During World War II in Europe, the German Tiger tank was a respected and feared fighting machine, but it was not always a match for the robust Republic P-47D Thunderbolt or the men who flew it. This account from just after the Battle of the Bulge is an excerpt from the book Hell Hawks!: The Untold Story of the American Fliers Who Savaged Hitler’s Wehrmacht by Robert F. Dorr and Thomas D. Jones.
After helping taking Cologne, the 3rd Armored Division took a well-deserved break from combat. 1st Lt. Edward Lopez, a P-47 Thunderbolt pilot who’d served with the tankers as a forward air controller, returned to the 387th Fighter Squadron, but not before procuring a few souvenirs – a fine shotgun, Nazi ceremonial dagger, and a huge swastika banner – taken from abandoned houses in the bombed city. Lopez reflected on his brief stint with the front line troops:
“On my arrival I was the envy of the rest of the pilots, for not only had I experienced what our ground troops go through, but also had the opportunity to see the damage we had done to the German war effort, the burned out gun emplacements, destroyed Tiger tanks, gutted buildings, etc…and how grateful the GIs were that we were there to help them.”
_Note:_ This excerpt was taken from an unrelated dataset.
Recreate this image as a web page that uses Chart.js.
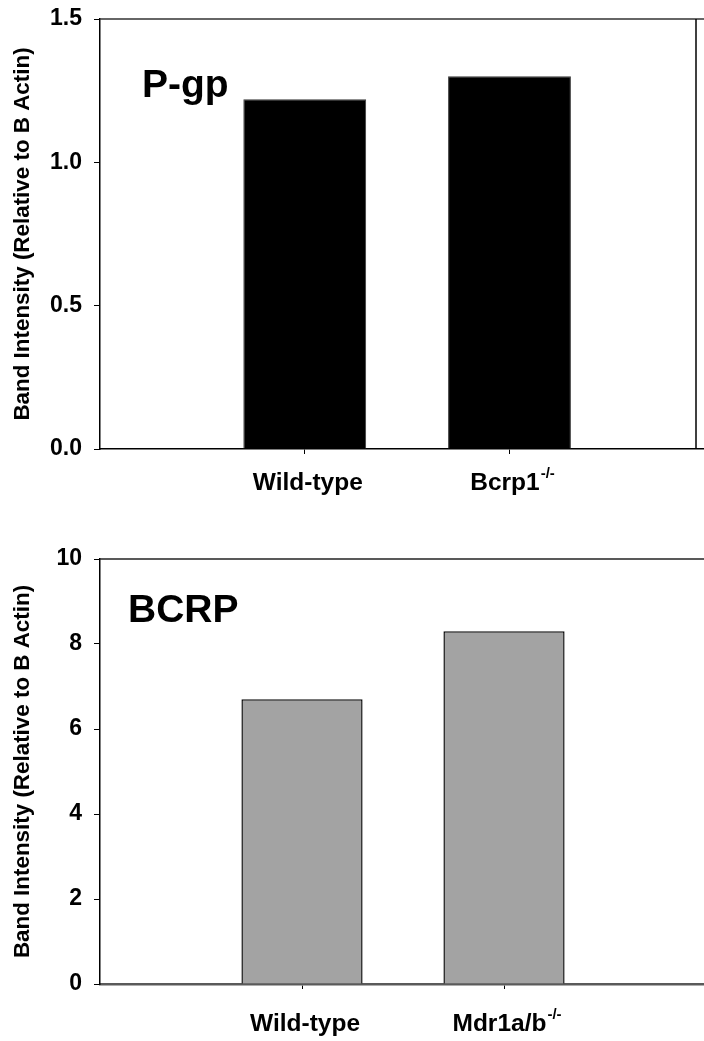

While Lopez was forward with the 3rd Armored, the Hell Hawks – that was the name of the 365th Fighter Group, which included the 386th, 387th and 388th Fighter Squadrons – worked closely with other controllers accompanying U.S. tank columns. The group’s P-47 Thunderbolt pilots attacked designated targets and warned the G.I.s of opposition ahead.
In mid-afternoon of March 2, Major Arlo C. Henry was leading another pair of Thunderbolts, each lugging a pair of 500-pound bombs. The 3rd Armored Division controller, FORMROOM, directed Henry to a suspected tank concentration near the small Cologne suburb of Stommeln.
His information was accurate: Henry picked out three panzers traveling at 500-yard intervals into town.
Henry wrote later: “We were asked to seek out a tank or a mobile 88mm gun in or around the town of Stommeln that was holding up the column. From the air we could see the complete problem. Most of the column was behind the northwest/southeast railroad embankment which ran about one-half mile south of the town. About four or five [American] tanks had ventured through the underpass to head north towards town. They were either stalled or burning after being hit by enemy fire.
“We circled the town two or three times at low altitude without spotting a gun or a tank of any size. Further, we received no ground fire. Suddenly, one of my flight members called out, ‘Three tanks coming south towards town!!’ I immediately called FORMROOM to confirm that no friendly troops were north or northwest of the town.
“‘Negative. Identify and destroy!'”
“We made a fast in-trail pass to look at the tanks and saw the muzzle-brakes and crosses on the turrets. ‘Tigers! They’re closing up – let’s try to get them before they split up!’
“By this time I was coming around for a low pass with bombs. The tanks had pulled up and stopped bumper-to-bumper at the east-west street. We had to get those bombs in broadside before they split up! I punched the button to release the bombs and pulled up sharply to miss the power lines strung across the street. I then made a low tight turn to the left to see how we had done.